If the money eventually hits your domestic bank account, you got an income you -should- be reporting. In the US "Depositing a big amount of cash that is $10,000 or more means your bank or credit union will report it to the federal government." (source)
Some people might open a Swiss bank account online, sell the crypto on some offshore exchange that does not report to the IRS, such as, oh, I don't know... and then withdraw to the Swiss account. The Exchange will, however ask you to verify your identity in order to withdraw money, which will leave a paper trail, but since we're talking offshore exchanges in Asia, it's unlikely that your transactions there will end up in the hands of the IRS.
Then you send yourself the money from the Swiss account to your US account in sums of less than $10.000
However, if you later buy anything expensive like a pricey car, real estate or a business and your reported income has no way of justifying an expense of this magnitude... you might run into an audit (or worse).
If you plan on moving large amounts of money, it gets a lot more complicated and you'll probably have to pay some kind of tax at some point, but say you start an LLC in Florida and another company in Switzerland, each with their own bank account in each respective country. You could transfer from your personal Swiss account to your business Swiss account, the Florida LLC could issue a large invoice to the Swiss company for "trustmebro consultancy services" and then the Swiss company could legitimately wire the cash to your Florida account with 0 state sales tax...

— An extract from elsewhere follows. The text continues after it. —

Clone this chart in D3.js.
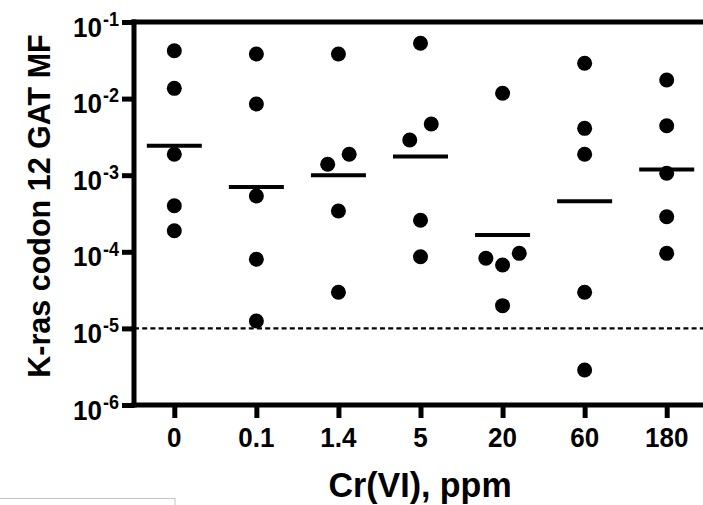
<!DOCTYPE html>
<html>
<head>
<meta charset="utf-8">
<script src="https://cdn.jsdelivr.net/npm/d3@7"></script>
<style>
  html, body { margin: 0; padding: 0; background: #fff; }
  svg { display: block; }
  text { font-family: "Liberation Sans", Arial, sans-serif; font-weight: bold; fill: #000; }
</style>
</head>
<body>
<svg id="chart" width="703" height="505"></svg>
<script>
// ---- data ----
const categories = ["0", "0.1", "1.4", "5", "20", "60", "180"];
const mf_0   = [0.0422, 0.0136, 0.00188, 0.00040, 0.000188];
const mf_0_1 = [0.0382, 0.0085, 0.000535, 0.0000798, 0.0000125];
const mf_1_4 = [0.0382, 0.00139, 0.00188, 0.000341, 0.0000296];
const mf_5   = [0.0527, 0.00466, 0.00288, 0.000258, 0.0000863];
const mf_20  = [0.01172, 0.0000822, 0.0000673, 0.0000955, 0.0000198];
const mf_60  = [0.0289, 0.00409, 0.00188, 0.0000296, 0.00000286];
const mf_180 = [0.0175, 0.00443, 0.00106, 0.000287, 0.0000955];
const groupMeans = [0.00243, 0.000702, 0.00100, 0.00175, 0.000166, 0.000456, 0.00119];
const detectionLimit = 1e-5;
const yTickValues = [1e-1, 1e-2, 1e-3, 1e-4, 1e-5, 1e-6];
const yTickExponents = ["-1", "-2", "-3", "-4", "-5", "-6"];
const yTitle = "K-ras codon 12 GAT MF";
const xTitle = "Cr(VI), ppm";

const groups = [mf_0, mf_0_1, mf_1_4, mf_5, mf_20, mf_60, mf_180];

// ---- layout ----
const svg = d3.select("#chart");
const W = 703, H = 505;
const axisX = 134, topY = 22, bottomY = 405;
const stretch = 1.08;

const x = d3.scalePoint().domain(categories).range([174.3, 666.7]);
const y = d3.scaleLog().domain([1e-1, 1e-6]).range([topY, bottomY]);

// faint frame at bottom-left (artifact in reference)
svg.append("rect")
  .attr("x", -1).attr("y", 498.5).attr("width", 176).attr("height", 20)
  .attr("fill", "none").attr("stroke", "#c4c4c4").attr("stroke-width", 1);

// detection limit dotted line
svg.append("line")
  .attr("x1", axisX).attr("x2", W)
  .attr("y1", y(detectionLimit)).attr("y2", y(detectionLimit))
  .attr("stroke", "#000").attr("stroke-width", 2.4)
  .attr("stroke-dasharray", "5,3.2");

// top frame line
svg.append("line")
  .attr("x1", axisX - 2.5).attr("x2", W)
  .attr("y1", topY).attr("y2", topY)
  .attr("stroke", "#000").attr("stroke-width", 5);

// y axis
const yAxis = d3.axisLeft(y).tickValues(yTickValues).tickSize(12).tickFormat("");
const gy = svg.append("g").attr("transform", `translate(${axisX},0)`).call(yAxis);
gy.select(".domain").remove();
gy.selectAll(".tick line").attr("stroke", "#000").attr("stroke-width", 5);
svg.append("line")
  .attr("x1", axisX).attr("x2", axisX)
  .attr("y1", topY - 2.5).attr("y2", bottomY + 2.5)
  .attr("stroke", "#000").attr("stroke-width", 5);

// y tick labels: 10 with superscript exponent
yTickValues.forEach((v, i) => {
  const t = svg.append("text")
    .attr("transform", `translate(119,${y(v) + 14.5}) scale(1,${stretch})`)
    .attr("text-anchor", "end")
    .style("font-size", "26px");
  t.append("tspan").text("10");
  t.append("tspan").attr("dy", -10).attr("dx", 1).style("font-size", "18px").text(yTickExponents[i]);
});

// x axis
const xAxis = d3.axisBottom(x).tickSize(13).tickFormat("");
const gx = svg.append("g").attr("transform", `translate(0,${bottomY})`).call(xAxis);
gx.select(".domain").remove();
gx.selectAll(".tick line").attr("stroke", "#000").attr("stroke-width", 5);
svg.append("line")
  .attr("x1", axisX - 2.5).attr("x2", W)
  .attr("y1", bottomY).attr("y2", bottomY)
  .attr("stroke", "#000").attr("stroke-width", 5);

svg.selectAll("text.xlab").data(categories).enter().append("text")
  .attr("class", "xlab")
  .attr("transform", d => `translate(${x(d)},447) scale(1,${stretch})`)
  .attr("text-anchor", "middle")
  .style("font-size", "26px")
  .text(d => d);

// axis titles
svg.append("text")
  .attr("transform", `translate(50,206) rotate(-90) scale(1,1.04)`)
  .attr("text-anchor", "middle")
  .style("font-size", "30.5px")
  .text(yTitle);

svg.append("text")
  .attr("transform", `translate(420,497) scale(1,1.05)`)
  .attr("text-anchor", "middle")
  .style("font-size", "34px")
  .text(xTitle);

// points with simple collision spreading
const r = 7.5;
const points = [];
groups.forEach((vals, gi) => {
  const cx = x(categories[gi]);
  const items = vals.map(v => ({ v, py: y(v) })).sort((a, b) => a.py - b.py);
  const clusters = [];
  items.forEach(it => {
    const last = clusters[clusters.length - 1];
    if (last && it.py - last[last.length - 1].py < 20) last.push(it);
    else clusters.push([it]);
  });
  clusters.forEach(cl => {
    const n = cl.length;
    const step = n === 2 ? 21.5 : 16.7;
    const asc = cl.slice().sort((a, b) => a.v - b.v);
    asc.forEach((it, k) => {
      let off;
      if (n % 2 === 1) {
        off = k === 0 ? 0 : (k % 2 === 1 ? -Math.ceil(k / 2) : Math.ceil(k / 2));
      } else {
        const m = Math.floor(k / 2) + 0.5;
        off = k % 2 === 0 ? -m : m;
      }
      points.push({ cx: cx + off * step, cy: it.py });
    });
  });
});

// mean lines
svg.selectAll("line.mean").data(groupMeans).enter().append("line")
  .attr("class", "mean")
  .attr("x1", (d, i) => x(categories[i]) - 27.5)
  .attr("x2", (d, i) => x(categories[i]) + 27.5)
  .attr("y1", d => y(d)).attr("y2", d => y(d))
  .attr("stroke", "#000").attr("stroke-width", 4);

svg.selectAll("circle.pt").data(points).enter().append("circle")
  .attr("class", "pt")
  .attr("cx", d => d.cx).attr("cy", d => d.cy).attr("r", r)
  .attr("fill", "#000");
</script>
</body>
</html>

But then your LLC would show a profit and you'd have to pay federal income tax as a person over that profit... Unless the Swiss company in issued an invoice to your US company for "Fiat dry cleaning Services" which could be accounted for as a accounts payable vs expense and simply never get paid, thus cancelling the federal tax effect of the profit.
HOWEVER..... To do all this suddenly you need an accountant for both companies, you're committing tax fraud, accounting fraud and could possibly be charged with money laundering. And for what? To save 20% on an already astronomical amount?
Plus the IRS will DEFINITELY audit any company which only has transactions with only 1 company in any tax haven cause that's like the reddest of red flags in corporate tax "planning" (fraud).
And guess what? If your bank has some kind of anti money laundering algorithm and all those small less-than-$10k-transactions happened to get reported to -not the IRS- the FBI, because possibly funding/getting funded by terrorism.. guess who'd be in deep shit?
So i guess what I'm saying is PAY YOUR FUCKING TAXES, ASSHOLE.